Карамзин разнится от Татищева и в понятии о важности русской истории для иностранцев. Мы видим, что Татищев полагает пользу изучения русской истории для иностранцев в том, что чрез это уяснится история древних народов, в России обитавших, и в том еще, что иностранцы будут в состоянии опровергнуть ложь, сочиненную нашими врагами. И здесь Татищев, как везде, ограничивается одною научною пользою. Карамзин настаивает на занимательности, увлекательности и, так сказать, картинности русской истории, которая должна нравиться и иностранцу.

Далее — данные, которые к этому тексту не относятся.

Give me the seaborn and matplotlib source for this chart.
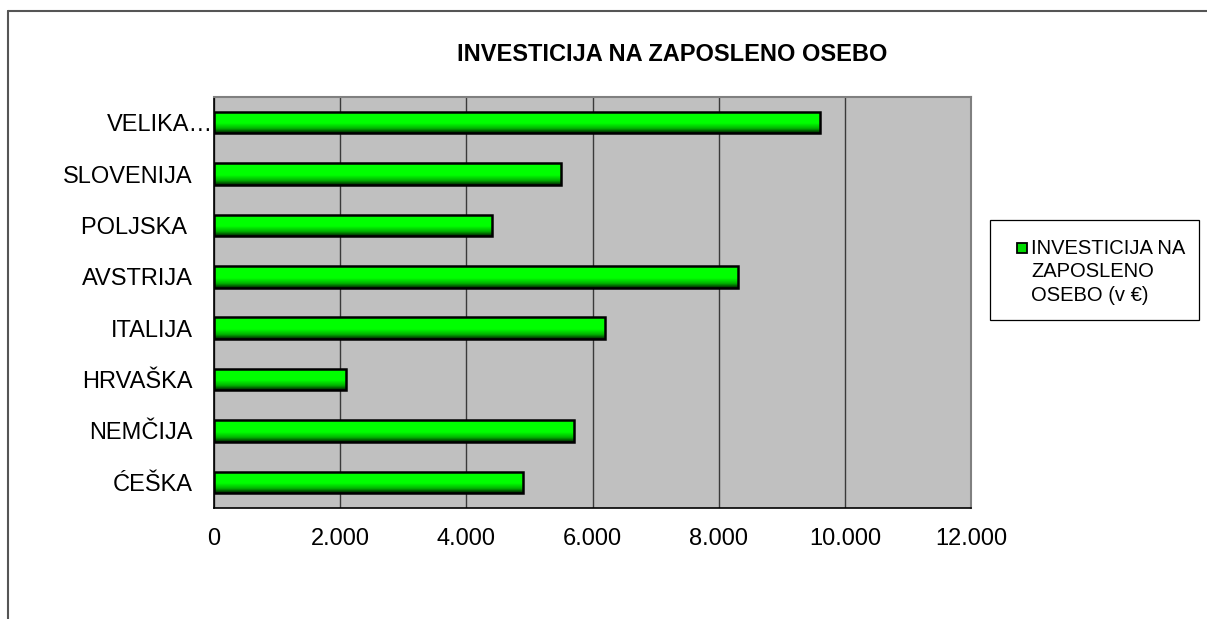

Отдаляясь от Татищева, Карамзин в некоторой степени приближается здесь к другому писателю XVIII века, Ломоносову, который говорит во вступлении в свою «Историю»: «Всяк, кто увидит в российских преданиях равные дела и героев, Греческим и Римским подобных, унижать нас пред оными причины иметь не будет; но только вину полагать должен на бывший наш недостаток во искусстве, каковым Греческие и Латинские писатели своих героев в полной славе предали вечности». Карамзин соглашается, что деяния, описанные Геродотом, Фукидидом, Ливием, для всякого нерусского вообще занимательнее, представляя более душевной силы и живейшую игру страстей; но утверждает, что некоторые случаи, картины, характеры нашей истории любопытны не менее древних; начинает перечислять эти выдающиеся, самые красивые характеры в русской истории и оканчивает перечисление словами: «Или вся Новая История должна безмолвствовать, или Российская имеет право на внимание».